> **Stated exercise**: Restate the data word for word and leave the images out.

-- BEGIN Data supplied --

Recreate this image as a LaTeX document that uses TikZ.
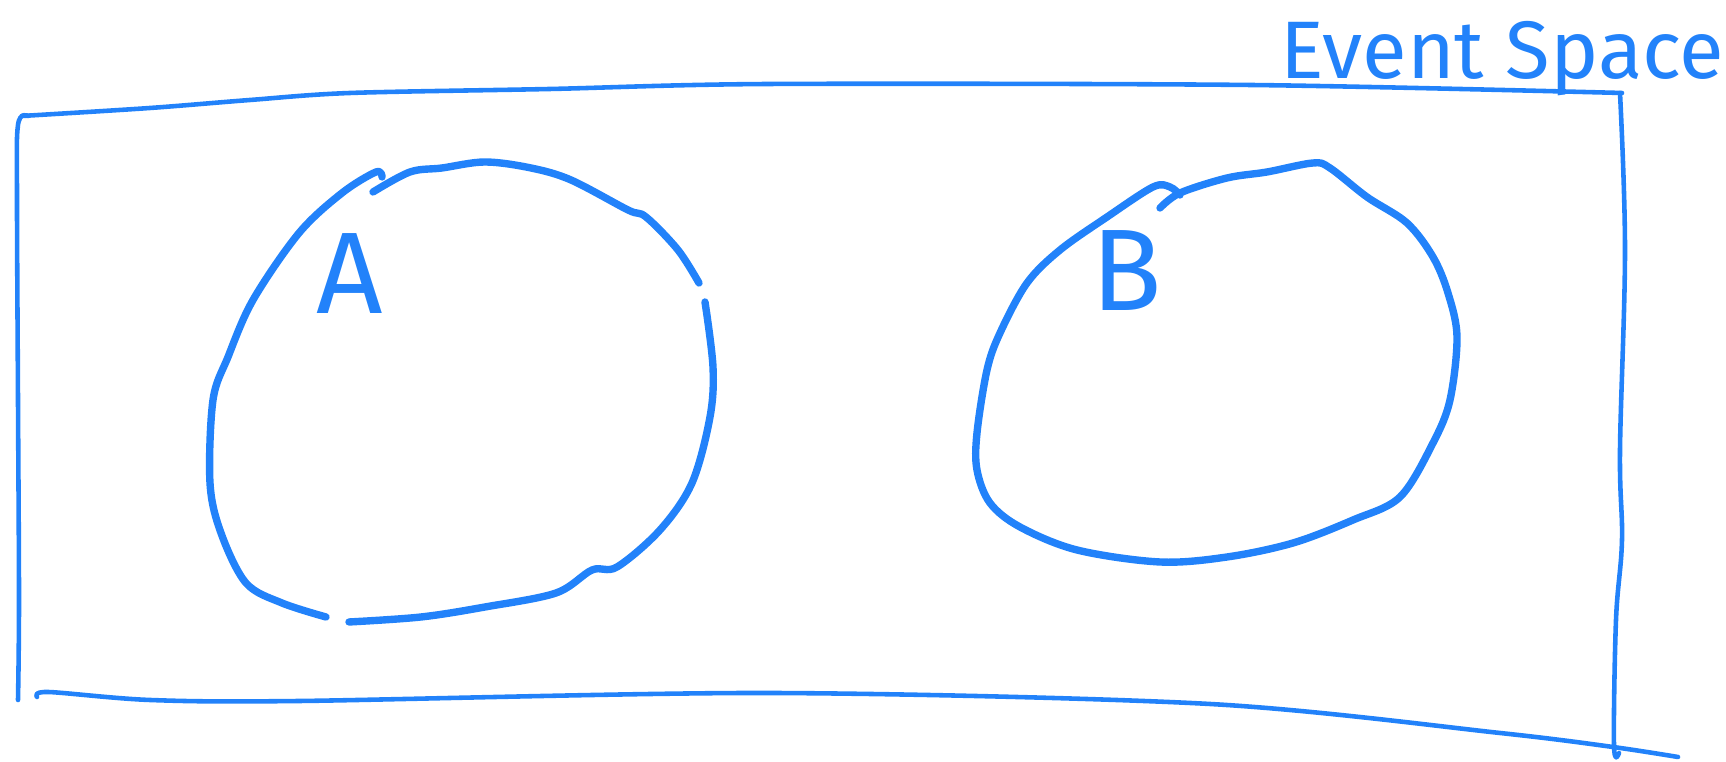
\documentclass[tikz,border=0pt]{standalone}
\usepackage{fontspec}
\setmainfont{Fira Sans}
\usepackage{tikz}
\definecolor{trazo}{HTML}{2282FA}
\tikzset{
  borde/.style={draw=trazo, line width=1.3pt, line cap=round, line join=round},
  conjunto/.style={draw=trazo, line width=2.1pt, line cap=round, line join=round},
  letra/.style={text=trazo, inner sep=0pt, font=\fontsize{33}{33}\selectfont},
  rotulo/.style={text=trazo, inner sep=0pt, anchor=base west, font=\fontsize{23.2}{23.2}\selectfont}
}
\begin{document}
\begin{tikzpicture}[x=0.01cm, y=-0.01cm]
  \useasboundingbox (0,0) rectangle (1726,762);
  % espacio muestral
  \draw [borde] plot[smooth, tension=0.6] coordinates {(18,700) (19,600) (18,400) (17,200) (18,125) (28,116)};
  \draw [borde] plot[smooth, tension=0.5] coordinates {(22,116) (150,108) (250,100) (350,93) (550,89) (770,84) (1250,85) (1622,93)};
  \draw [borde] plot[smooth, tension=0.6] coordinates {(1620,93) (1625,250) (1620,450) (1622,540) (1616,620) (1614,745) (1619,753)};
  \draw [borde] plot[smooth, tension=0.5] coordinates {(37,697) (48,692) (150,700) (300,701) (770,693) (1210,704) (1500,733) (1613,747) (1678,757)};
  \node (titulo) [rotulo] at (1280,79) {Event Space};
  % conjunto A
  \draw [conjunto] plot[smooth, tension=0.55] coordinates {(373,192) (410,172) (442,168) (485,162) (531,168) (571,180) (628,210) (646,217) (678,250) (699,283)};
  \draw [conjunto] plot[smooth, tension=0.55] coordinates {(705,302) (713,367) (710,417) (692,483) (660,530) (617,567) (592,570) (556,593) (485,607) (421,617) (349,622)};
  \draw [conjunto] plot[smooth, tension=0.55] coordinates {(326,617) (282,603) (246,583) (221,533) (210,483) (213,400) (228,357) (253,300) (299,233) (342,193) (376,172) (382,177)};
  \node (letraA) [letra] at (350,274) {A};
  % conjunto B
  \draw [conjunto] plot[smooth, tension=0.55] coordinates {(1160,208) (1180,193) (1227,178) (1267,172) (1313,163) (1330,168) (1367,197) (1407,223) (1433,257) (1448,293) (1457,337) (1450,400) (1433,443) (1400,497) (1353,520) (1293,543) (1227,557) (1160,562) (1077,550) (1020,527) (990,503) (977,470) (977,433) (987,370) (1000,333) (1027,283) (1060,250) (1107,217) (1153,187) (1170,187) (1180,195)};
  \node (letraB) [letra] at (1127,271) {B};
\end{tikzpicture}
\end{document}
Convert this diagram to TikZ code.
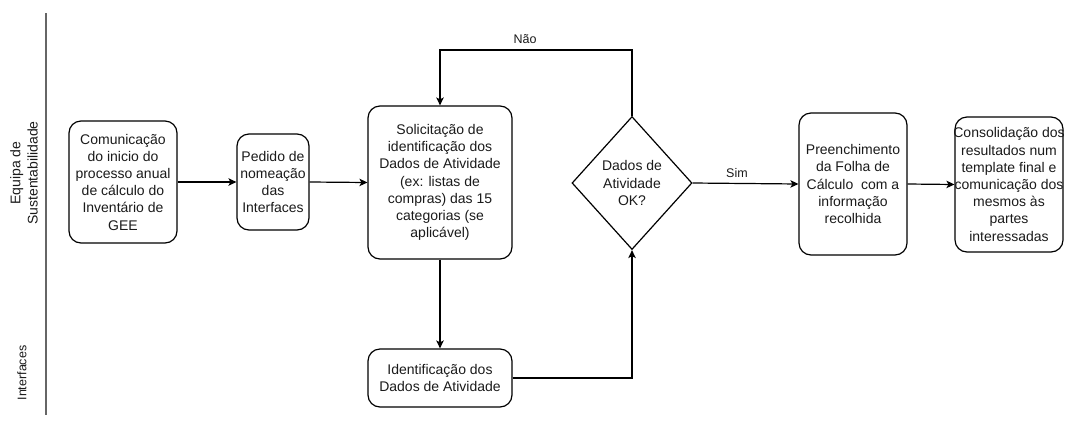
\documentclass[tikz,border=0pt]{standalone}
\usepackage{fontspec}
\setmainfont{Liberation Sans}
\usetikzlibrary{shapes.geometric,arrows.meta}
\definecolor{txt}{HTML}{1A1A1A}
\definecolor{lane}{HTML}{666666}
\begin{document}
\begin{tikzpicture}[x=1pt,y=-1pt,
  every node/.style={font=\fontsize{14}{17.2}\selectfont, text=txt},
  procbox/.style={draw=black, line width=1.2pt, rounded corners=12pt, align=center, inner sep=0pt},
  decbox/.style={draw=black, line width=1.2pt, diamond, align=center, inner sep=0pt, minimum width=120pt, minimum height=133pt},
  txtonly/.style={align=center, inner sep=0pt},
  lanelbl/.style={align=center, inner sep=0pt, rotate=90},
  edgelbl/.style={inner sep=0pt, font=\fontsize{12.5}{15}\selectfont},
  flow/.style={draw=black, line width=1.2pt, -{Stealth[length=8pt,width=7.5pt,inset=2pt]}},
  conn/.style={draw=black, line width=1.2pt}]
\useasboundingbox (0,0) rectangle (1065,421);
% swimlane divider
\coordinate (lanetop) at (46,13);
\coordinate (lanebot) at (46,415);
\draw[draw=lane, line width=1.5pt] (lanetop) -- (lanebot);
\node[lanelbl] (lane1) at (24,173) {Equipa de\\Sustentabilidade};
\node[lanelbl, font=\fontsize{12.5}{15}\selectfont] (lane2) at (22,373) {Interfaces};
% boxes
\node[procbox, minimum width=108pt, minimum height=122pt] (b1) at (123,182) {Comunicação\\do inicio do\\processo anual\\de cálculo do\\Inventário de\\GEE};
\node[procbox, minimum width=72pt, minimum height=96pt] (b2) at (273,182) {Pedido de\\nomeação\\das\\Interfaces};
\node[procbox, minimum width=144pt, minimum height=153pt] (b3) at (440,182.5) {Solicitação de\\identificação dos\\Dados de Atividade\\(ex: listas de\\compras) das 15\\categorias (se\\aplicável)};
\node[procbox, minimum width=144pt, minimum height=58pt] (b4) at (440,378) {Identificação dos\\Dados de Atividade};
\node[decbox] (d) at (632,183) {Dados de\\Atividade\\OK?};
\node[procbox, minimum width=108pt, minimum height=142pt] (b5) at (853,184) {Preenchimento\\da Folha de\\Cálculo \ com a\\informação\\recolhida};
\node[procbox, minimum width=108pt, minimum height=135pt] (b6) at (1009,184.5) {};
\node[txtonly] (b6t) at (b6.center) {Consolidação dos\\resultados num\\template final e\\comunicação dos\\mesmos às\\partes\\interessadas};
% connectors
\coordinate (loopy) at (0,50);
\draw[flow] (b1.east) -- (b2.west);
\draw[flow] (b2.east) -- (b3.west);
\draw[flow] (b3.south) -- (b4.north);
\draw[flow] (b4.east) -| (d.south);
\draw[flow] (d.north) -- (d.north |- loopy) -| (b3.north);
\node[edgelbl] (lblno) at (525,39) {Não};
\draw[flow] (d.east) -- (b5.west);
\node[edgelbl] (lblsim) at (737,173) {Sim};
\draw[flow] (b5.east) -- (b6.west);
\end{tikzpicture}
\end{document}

-- END Data supplied --

> **Output of the task**:
Recreate this image as a LaTeX document that uses TikZ.
\documentclass[tikz,border=0pt]{standalone}
\usepackage{fontspec}
\setmainfont{Fira Sans}
\usepackage{tikz}
\definecolor{trazo}{HTML}{2282FA}
\tikzset{
  borde/.style={draw=trazo, line width=1.3pt, line cap=round, line join=round},
  conjunto/.style={draw=trazo, line width=2.1pt, line cap=round, line join=round},
  letra/.style={text=trazo, inner sep=0pt, font=\fontsize{33}{33}\selectfont},
  rotulo/.style={text=trazo, inner sep=0pt, anchor=base west, font=\fontsize{23.2}{23.2}\selectfont}
}
\begin{document}
\begin{tikzpicture}[x=0.01cm, y=-0.01cm]
  \useasboundingbox (0,0) rectangle (1726,762);
  % espacio muestral
  \draw [borde] plot[smooth, tension=0.6] coordinates {(18,700) (19,600) (18,400) (17,200) (18,125) (28,116)};
  \draw [borde] plot[smooth, tension=0.5] coordinates {(22,116) (150,108) (250,100) (350,93) (550,89) (770,84) (1250,85) (1622,93)};
  \draw [borde] plot[smooth, tension=0.6] coordinates {(1620,93) (1625,250) (1620,450) (1622,540) (1616,620) (1614,745) (1619,753)};
  \draw [borde] plot[smooth, tension=0.5] coordinates {(37,697) (48,692) (150,700) (300,701) (770,693) (1210,704) (1500,733) (1613,747) (1678,757)};
  \node (titulo) [rotulo] at (1280,79) {Event Space};
  % conjunto A
  \draw [conjunto] plot[smooth, tension=0.55] coordinates {(373,192) (410,172) (442,168) (485,162) (531,168) (571,180) (628,210) (646,217) (678,250) (699,283)};
  \draw [conjunto] plot[smooth, tension=0.55] coordinates {(705,302) (713,367) (710,417) (692,483) (660,530) (617,567) (592,570) (556,593) (485,607) (421,617) (349,622)};
  \draw [conjunto] plot[smooth, tension=0.55] coordinates {(326,617) (282,603) (246,583) (221,533) (210,483) (213,400) (228,357) (253,300) (299,233) (342,193) (376,172) (382,177)};
  \node (letraA) [letra] at (350,274) {A};
  % conjunto B
  \draw [conjunto] plot[smooth, tension=0.55] coordinates {(1160,208) (1180,193) (1227,178) (1267,172) (1313,163) (1330,168) (1367,197) (1407,223) (1433,257) (1448,293) (1457,337) (1450,400) (1433,443) (1400,497) (1353,520) (1293,543) (1227,557) (1160,562) (1077,550) (1020,527) (990,503) (977,470) (977,433) (987,370) (1000,333) (1027,283) (1060,250) (1107,217) (1153,187) (1170,187) (1180,195)};
  \node (letraB) [letra] at (1127,271) {B};
\end{tikzpicture}
\end{document}
Convert this diagram to TikZ code.
\documentclass[tikz,border=0pt]{standalone}
\usepackage{fontspec}
\setmainfont{Liberation Sans}
\usetikzlibrary{shapes.geometric,arrows.meta}
\definecolor{txt}{HTML}{1A1A1A}
\definecolor{lane}{HTML}{666666}
\begin{document}
\begin{tikzpicture}[x=1pt,y=-1pt,
  every node/.style={font=\fontsize{14}{17.2}\selectfont, text=txt},
  procbox/.style={draw=black, line width=1.2pt, rounded corners=12pt, align=center, inner sep=0pt},
  decbox/.style={draw=black, line width=1.2pt, diamond, align=center, inner sep=0pt, minimum width=120pt, minimum height=133pt},
  txtonly/.style={align=center, inner sep=0pt},
  lanelbl/.style={align=center, inner sep=0pt, rotate=90},
  edgelbl/.style={inner sep=0pt, font=\fontsize{12.5}{15}\selectfont},
  flow/.style={draw=black, line width=1.2pt, -{Stealth[length=8pt,width=7.5pt,inset=2pt]}},
  conn/.style={draw=black, line width=1.2pt}]
\useasboundingbox (0,0) rectangle (1065,421);
% swimlane divider
\coordinate (lanetop) at (46,13);
\coordinate (lanebot) at (46,415);
\draw[draw=lane, line width=1.5pt] (lanetop) -- (lanebot);
\node[lanelbl] (lane1) at (24,173) {Equipa de\\Sustentabilidade};
\node[lanelbl, font=\fontsize{12.5}{15}\selectfont] (lane2) at (22,373) {Interfaces};
% boxes
\node[procbox, minimum width=108pt, minimum height=122pt] (b1) at (123,182) {Comunicação\\do inicio do\\processo anual\\de cálculo do\\Inventário de\\GEE};
\node[procbox, minimum width=72pt, minimum height=96pt] (b2) at (273,182) {Pedido de\\nomeação\\das\\Interfaces};
\node[procbox, minimum width=144pt, minimum height=153pt] (b3) at (440,182.5) {Solicitação de\\identificação dos\\Dados de Atividade\\(ex: listas de\\compras) das 15\\categorias (se\\aplicável)};
\node[procbox, minimum width=144pt, minimum height=58pt] (b4) at (440,378) {Identificação dos\\Dados de Atividade};
\node[decbox] (d) at (632,183) {Dados de\\Atividade\\OK?};
\node[procbox, minimum width=108pt, minimum height=142pt] (b5) at (853,184) {Preenchimento\\da Folha de\\Cálculo \ com a\\informação\\recolhida};
\node[procbox, minimum width=108pt, minimum height=135pt] (b6) at (1009,184.5) {};
\node[txtonly] (b6t) at (b6.center) {Consolidação dos\\resultados num\\template final e\\comunicação dos\\mesmos às\\partes\\interessadas};
% connectors
\coordinate (loopy) at (0,50);
\draw[flow] (b1.east) -- (b2.west);
\draw[flow] (b2.east) -- (b3.west);
\draw[flow] (b3.south) -- (b4.north);
\draw[flow] (b4.east) -| (d.south);
\draw[flow] (d.north) -- (d.north |- loopy) -| (b3.north);
\node[edgelbl] (lblno) at (525,39) {Não};
\draw[flow] (d.east) -- (b5.west);
\node[edgelbl] (lblsim) at (737,173) {Sim};
\draw[flow] (b5.east) -- (b6.west);
\end{tikzpicture}
\end{document}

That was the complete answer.